Full Potential Doesn’t Mean Full Plate

For as long as I can remember, the message has been loud and clear — as women, we’re supposed to have it all. A thriving career. A loving partner. Beautiful children. A picture-perfect home. A well-maintained body. A rich social life. Inner peace. Outward success. Creative passion. Financial independence. The list never seems to end. We’ve absorbed the idea that doing anything less means we’re somehow not living up to our full potential — that we’ve failed, or fallen short. And yet, no one seems to stop and ask the obvious question:
Why?
Who said we’re supposed to have it all?And why have we built our identities around this impossible ideal?
The Myth of “Having It All”
The phrase sounds empowering on the surface. It suggests abundance, choice, ambition. But in practice, it often feels more like a trap. It assumes that we must do everything at the same time, with equal mastery, without pause or compromise — as if being human and making trade-offs is a sign of weakness. We’ve confused capacity with obligation. Yes, women are capable of extraordinary things. But that doesn’t mean we’re required to pursue every path at once. And it certainly doesn’t mean that doing so makes us more worthy.
Let’s be honest: having it all is exhausting. It keeps us in a constant cycle of striving, performing, comparing. It leaves little room for rest, reflection, or realignment. It makes us feel like we’re always behind — and worse, like everyone else is somehow doing it better.
Making Space for Choice
Why can’t I choose to pour into my career right now and not be expected to “balance” it with marriage or motherhood? Why can’t another woman choose to build a home, raise children, and not be seen as playing small? Why are we judged — silently or loudly — for what we choose not to pursue? There’s nothing weird, rebellious, or broken about prioritizing personal growth over family life. And there’s nothing outdated, lazy, or unambitious about centering your life around motherhood or homemaking. These are valid choices. Different, not lesser.
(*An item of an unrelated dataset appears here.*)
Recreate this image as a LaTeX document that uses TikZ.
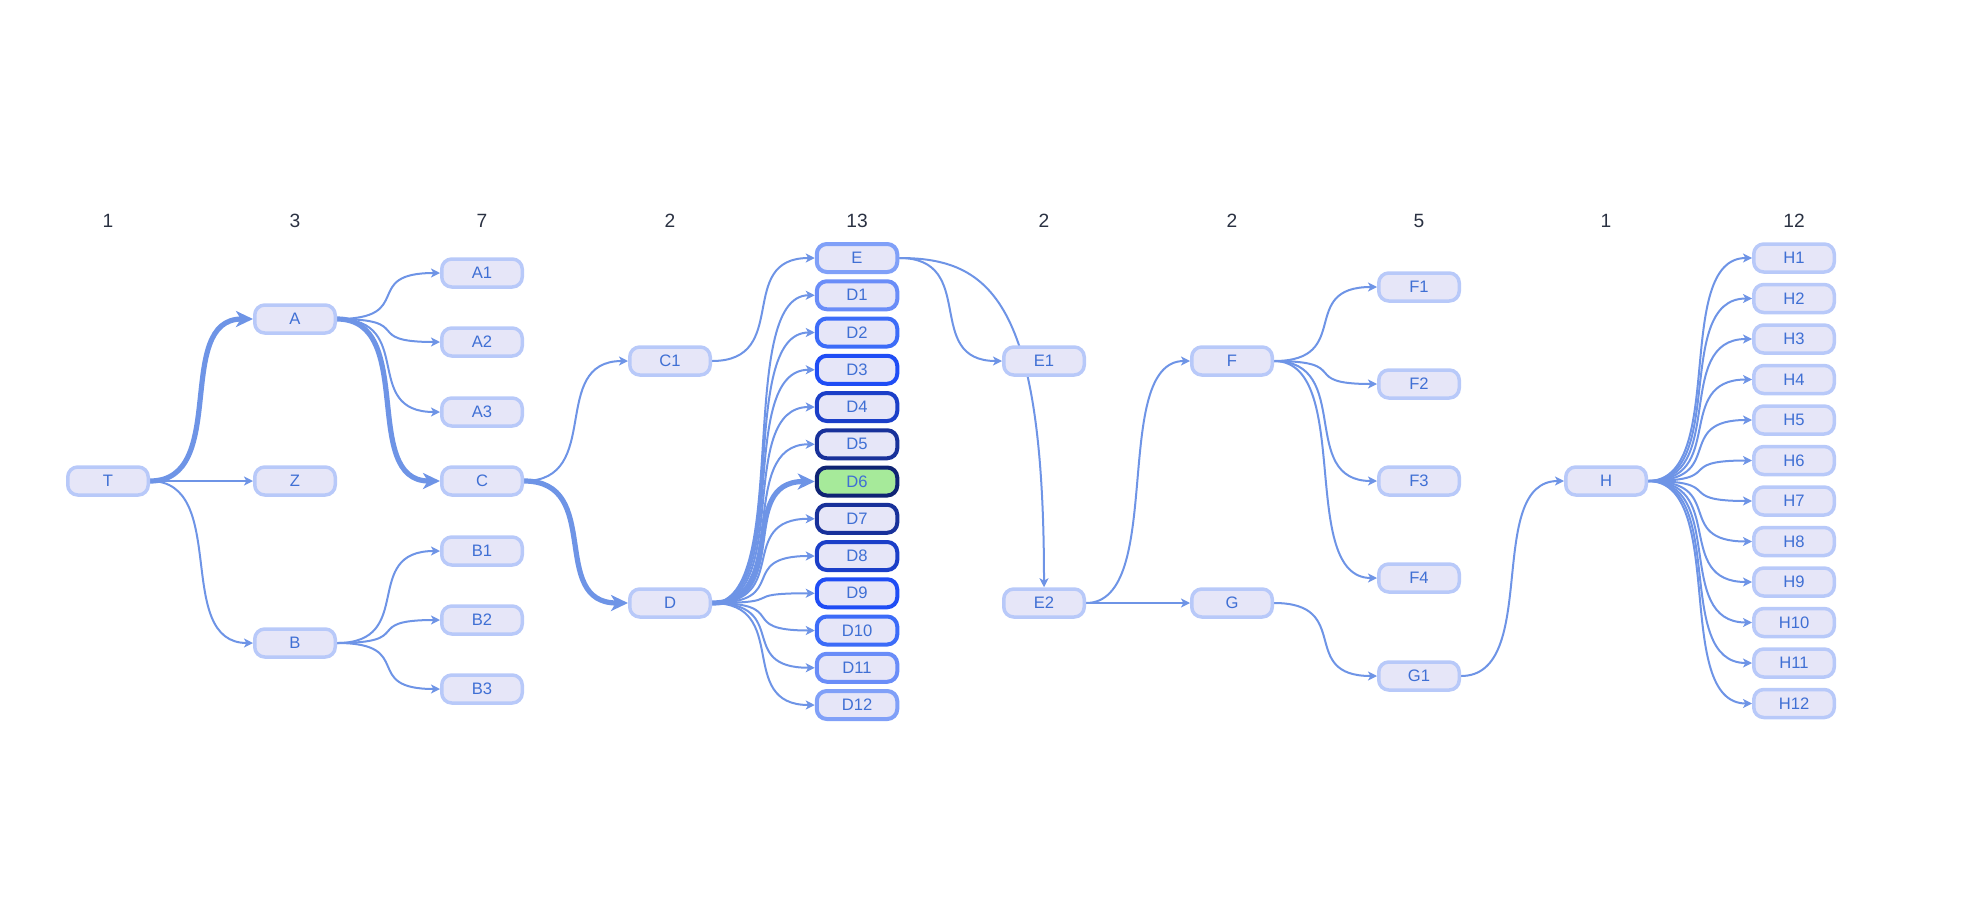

The power lies in the freedom to choose what’s right for you.
Seasons, Not Sprints
Life happens in seasons — not in neatly stacked accomplishments. What matters in one phase of your life may not matter in another. And that’s okay. Some seasons demand focus. Others offer balance. Some are about building, others about being. Maybe right now you’re all in on your career. Maybe later you’ll want to rest, travel, create, or nurture. Maybe you’ll never want children. Maybe you’ll want five. Maybe you’ll shift again and again — and maybe none of that will look like anyone else’s version of “having it all.” You are allowed to evolve. You are allowed to choose. You are allowed to change your mind.
And that freedom? That’s the real version of having it all.
Release the Pressure
The burden of doing everything, all at once, is one we’ve placed on ourselves — and it’s time we put it down. It doesn’t make us more accomplished. It doesn’t make us more fulfilled. It definitely doesn’t make us more lovable or valuable. You are already enough, even if something in your life is unfinished, paused, or in progress.
You don’t need to prove your worth by balancing a dozen spinning plates. Your value isn’t determined by how much you manage to juggle or sacrifice.
You Don’t Owe the World Your Exhaustion
You owe yourself peace. Joy. Autonomy. Choice. So whether you’re laser-focused on building an empire, slowing down to enjoy small joys, nurturing a family, deep in creative expression, or simply figuring it all out one day at a time — you’re doing enough.
You don’t have to have it all.
And that’s completely, entirely, beautifully okay.